Auditing, Regulation

Survey finds lack of support for triennial audits

There is a fundamental lack of industry support for the triennial audit policy, a new survey has found.

A new survey of SMSF professionals has found 93 per cent of respondents do not support the proposed three-yearly audit cycle for eligible funds, while 94 per cent believe it would lead to a greater risk of contraventions by trustees.

The survey was conducted by Saul SMSF and includes responses from over 280 industry professionals, including 157 accountants and 127 auditors working on the frontline of SMSF administration, accounting and auditing.

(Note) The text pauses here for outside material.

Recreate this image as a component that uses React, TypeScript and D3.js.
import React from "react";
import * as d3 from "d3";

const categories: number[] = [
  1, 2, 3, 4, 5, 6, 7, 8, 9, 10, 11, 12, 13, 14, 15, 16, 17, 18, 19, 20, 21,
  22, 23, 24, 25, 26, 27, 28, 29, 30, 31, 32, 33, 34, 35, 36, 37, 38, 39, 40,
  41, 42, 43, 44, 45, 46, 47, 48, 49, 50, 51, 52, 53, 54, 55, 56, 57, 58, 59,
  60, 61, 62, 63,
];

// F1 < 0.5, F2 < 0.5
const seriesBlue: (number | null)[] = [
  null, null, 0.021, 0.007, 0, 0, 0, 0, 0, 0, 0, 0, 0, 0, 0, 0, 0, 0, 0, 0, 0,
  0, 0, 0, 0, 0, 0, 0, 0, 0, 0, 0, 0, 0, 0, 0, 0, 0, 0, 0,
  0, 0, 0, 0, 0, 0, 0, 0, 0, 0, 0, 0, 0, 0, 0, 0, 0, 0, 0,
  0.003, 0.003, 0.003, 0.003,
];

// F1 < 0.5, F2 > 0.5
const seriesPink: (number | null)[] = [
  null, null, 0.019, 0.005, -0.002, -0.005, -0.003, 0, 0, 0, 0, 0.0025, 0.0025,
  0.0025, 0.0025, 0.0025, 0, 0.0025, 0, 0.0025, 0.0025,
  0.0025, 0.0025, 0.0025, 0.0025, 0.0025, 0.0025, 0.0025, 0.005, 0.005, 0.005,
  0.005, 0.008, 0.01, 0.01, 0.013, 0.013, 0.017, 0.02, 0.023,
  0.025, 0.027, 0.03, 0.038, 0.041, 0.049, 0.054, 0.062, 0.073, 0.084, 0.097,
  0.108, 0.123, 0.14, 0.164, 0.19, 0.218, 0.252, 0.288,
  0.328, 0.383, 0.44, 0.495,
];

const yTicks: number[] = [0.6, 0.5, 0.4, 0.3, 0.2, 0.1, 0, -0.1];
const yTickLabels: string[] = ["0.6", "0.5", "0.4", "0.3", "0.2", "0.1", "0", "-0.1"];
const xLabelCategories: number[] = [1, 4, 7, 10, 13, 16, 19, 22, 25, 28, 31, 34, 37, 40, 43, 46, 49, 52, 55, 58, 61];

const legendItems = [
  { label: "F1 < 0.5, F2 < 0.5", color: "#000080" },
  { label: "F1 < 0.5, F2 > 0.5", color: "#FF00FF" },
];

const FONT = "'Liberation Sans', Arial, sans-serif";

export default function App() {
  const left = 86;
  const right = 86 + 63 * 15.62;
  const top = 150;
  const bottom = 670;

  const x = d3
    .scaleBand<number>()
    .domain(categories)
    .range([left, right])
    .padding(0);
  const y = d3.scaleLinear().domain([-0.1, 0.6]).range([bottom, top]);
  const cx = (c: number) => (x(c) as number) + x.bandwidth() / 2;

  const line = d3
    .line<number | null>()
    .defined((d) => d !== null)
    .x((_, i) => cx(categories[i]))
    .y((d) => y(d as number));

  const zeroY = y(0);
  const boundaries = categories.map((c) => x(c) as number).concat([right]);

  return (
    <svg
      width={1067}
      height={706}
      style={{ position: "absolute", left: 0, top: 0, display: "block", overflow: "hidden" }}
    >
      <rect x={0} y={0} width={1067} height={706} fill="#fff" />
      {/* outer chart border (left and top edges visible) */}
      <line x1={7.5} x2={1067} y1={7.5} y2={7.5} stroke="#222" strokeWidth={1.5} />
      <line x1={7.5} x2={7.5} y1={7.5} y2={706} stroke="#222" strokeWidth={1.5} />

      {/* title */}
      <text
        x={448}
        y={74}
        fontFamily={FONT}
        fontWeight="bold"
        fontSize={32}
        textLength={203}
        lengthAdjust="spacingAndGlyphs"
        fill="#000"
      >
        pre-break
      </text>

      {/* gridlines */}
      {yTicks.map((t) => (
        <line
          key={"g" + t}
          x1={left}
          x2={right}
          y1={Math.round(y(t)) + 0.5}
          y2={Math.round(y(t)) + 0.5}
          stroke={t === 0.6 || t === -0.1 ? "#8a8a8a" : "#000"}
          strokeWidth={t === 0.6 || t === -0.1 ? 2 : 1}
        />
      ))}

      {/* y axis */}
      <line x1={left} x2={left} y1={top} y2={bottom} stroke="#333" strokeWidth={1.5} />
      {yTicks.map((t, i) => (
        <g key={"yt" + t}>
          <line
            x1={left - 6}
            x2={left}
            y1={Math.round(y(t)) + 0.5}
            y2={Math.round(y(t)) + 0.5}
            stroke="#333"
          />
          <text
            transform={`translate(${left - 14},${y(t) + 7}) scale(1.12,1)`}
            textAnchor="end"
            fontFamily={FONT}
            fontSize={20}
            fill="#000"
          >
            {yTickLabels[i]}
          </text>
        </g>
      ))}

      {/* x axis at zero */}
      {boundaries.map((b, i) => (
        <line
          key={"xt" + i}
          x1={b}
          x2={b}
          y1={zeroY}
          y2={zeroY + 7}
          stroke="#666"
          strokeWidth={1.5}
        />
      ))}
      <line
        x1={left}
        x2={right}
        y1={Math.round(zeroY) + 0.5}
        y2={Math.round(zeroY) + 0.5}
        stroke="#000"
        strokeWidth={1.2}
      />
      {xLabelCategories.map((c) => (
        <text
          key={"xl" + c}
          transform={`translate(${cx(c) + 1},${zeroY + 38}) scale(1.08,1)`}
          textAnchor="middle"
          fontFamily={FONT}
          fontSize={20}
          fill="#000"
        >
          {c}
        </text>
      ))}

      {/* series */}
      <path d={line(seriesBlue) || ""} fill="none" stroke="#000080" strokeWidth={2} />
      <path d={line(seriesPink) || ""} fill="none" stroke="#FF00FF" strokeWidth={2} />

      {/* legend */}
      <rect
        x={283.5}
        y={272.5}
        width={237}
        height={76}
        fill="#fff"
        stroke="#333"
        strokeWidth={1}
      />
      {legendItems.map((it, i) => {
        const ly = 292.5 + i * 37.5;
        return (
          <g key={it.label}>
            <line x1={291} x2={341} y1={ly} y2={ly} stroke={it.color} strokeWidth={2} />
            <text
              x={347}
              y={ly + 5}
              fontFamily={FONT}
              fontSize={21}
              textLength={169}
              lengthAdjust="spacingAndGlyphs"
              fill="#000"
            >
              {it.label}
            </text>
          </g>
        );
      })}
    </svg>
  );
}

It revealed 90 per cent anticipate the proposal would create a greater opportunity for SMSFs to be misused and misappropriated.

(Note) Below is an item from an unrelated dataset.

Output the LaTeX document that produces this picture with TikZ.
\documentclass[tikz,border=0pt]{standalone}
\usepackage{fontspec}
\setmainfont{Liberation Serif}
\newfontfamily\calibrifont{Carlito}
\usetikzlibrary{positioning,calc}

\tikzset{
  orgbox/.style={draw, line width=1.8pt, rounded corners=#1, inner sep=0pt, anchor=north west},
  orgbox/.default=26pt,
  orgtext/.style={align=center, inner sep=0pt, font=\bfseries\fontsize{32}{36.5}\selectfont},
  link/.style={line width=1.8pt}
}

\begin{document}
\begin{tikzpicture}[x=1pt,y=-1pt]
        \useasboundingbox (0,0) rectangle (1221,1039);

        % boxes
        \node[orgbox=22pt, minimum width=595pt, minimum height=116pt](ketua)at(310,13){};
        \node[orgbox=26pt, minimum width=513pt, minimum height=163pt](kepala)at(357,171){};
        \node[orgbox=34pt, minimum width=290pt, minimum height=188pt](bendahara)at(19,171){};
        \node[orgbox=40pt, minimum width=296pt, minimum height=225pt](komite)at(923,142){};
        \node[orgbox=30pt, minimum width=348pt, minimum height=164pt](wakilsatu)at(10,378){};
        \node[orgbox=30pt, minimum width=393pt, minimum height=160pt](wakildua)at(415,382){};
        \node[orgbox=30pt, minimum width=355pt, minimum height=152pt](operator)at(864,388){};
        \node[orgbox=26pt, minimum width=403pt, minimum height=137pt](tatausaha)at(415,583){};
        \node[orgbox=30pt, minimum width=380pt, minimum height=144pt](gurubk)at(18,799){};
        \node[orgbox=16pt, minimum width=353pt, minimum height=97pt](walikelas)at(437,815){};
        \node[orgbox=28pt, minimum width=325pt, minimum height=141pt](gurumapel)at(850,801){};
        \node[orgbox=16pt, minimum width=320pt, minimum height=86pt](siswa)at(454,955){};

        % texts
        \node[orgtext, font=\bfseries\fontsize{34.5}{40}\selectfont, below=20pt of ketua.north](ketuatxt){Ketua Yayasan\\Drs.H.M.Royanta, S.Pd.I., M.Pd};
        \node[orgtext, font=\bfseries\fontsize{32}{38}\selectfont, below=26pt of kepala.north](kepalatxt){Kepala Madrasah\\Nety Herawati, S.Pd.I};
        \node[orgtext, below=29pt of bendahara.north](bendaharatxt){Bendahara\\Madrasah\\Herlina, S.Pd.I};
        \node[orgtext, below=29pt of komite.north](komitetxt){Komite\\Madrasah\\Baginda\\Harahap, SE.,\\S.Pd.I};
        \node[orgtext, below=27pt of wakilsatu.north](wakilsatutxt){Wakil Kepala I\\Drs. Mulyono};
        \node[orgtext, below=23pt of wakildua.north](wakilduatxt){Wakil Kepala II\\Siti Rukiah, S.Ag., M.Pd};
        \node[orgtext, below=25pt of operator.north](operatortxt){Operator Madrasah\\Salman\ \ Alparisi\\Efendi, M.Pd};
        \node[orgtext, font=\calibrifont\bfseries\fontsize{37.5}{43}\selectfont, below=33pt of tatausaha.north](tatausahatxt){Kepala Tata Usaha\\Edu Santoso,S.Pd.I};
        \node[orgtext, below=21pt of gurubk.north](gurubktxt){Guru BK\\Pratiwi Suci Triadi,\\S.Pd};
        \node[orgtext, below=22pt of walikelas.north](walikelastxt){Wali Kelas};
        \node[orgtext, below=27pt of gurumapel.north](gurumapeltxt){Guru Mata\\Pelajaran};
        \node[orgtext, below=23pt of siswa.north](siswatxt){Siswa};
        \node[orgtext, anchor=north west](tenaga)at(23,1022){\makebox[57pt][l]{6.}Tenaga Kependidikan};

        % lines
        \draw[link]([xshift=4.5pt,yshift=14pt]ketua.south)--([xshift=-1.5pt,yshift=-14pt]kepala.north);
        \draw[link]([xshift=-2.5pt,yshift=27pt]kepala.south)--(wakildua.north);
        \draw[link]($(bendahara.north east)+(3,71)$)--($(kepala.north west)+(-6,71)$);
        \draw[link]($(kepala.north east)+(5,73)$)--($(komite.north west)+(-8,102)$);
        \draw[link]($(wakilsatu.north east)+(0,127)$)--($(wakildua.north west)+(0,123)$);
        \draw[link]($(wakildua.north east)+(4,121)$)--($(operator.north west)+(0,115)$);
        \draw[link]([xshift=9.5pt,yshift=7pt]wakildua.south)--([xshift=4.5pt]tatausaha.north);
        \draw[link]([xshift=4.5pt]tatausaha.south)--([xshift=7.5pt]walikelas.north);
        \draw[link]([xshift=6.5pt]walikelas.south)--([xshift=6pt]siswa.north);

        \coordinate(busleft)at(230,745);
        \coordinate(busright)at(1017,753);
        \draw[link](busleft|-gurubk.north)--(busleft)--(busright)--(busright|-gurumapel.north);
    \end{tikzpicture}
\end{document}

When it came to operating costs, 75 per cent said they believe they will increase and 78 per cent think there will be increased time, cost and regulatory burdens on trustees if three-yearly audits are introduced.

In response to SMSF audit costs, 71 per cent think they will increase rather than decrease with the proposed change.

Furthermore, 84 per cent believe the integrity of the SMSF sector will decrease.

In addition to the 30 questions asked in the survey, over 1700 comments were received, largely expressing concerns about how such legislation would be implemented.

Repeatedly, the comments expressed concern among accountants that errors will not be picked up for three years, which will increase retrospective accounting work and potential infringements.

The survey was undertaken as part of Saul SMSF’s submission to Treasury’s discussion paper on the audit proposal.

In a submission letter to Treasury retirement income policy division head Robert Jeremenko, Saul SMSF director David Saul said: “We think you will agree that the engagement of survey respondents in this large quantity of comments represents widespread concern on both the benefits and efficacy of the proposed legislation.

“We respectfully put it to you that annual SMSF audits offer value to accountants, trustees and taxpayers in terms of protection and, as such, should not be considered a cost centre.

“We strongly recommend that the proposed legislation is not passed.”

If legislated, the policy will commence for eligible SMSFs on 1 July 2019.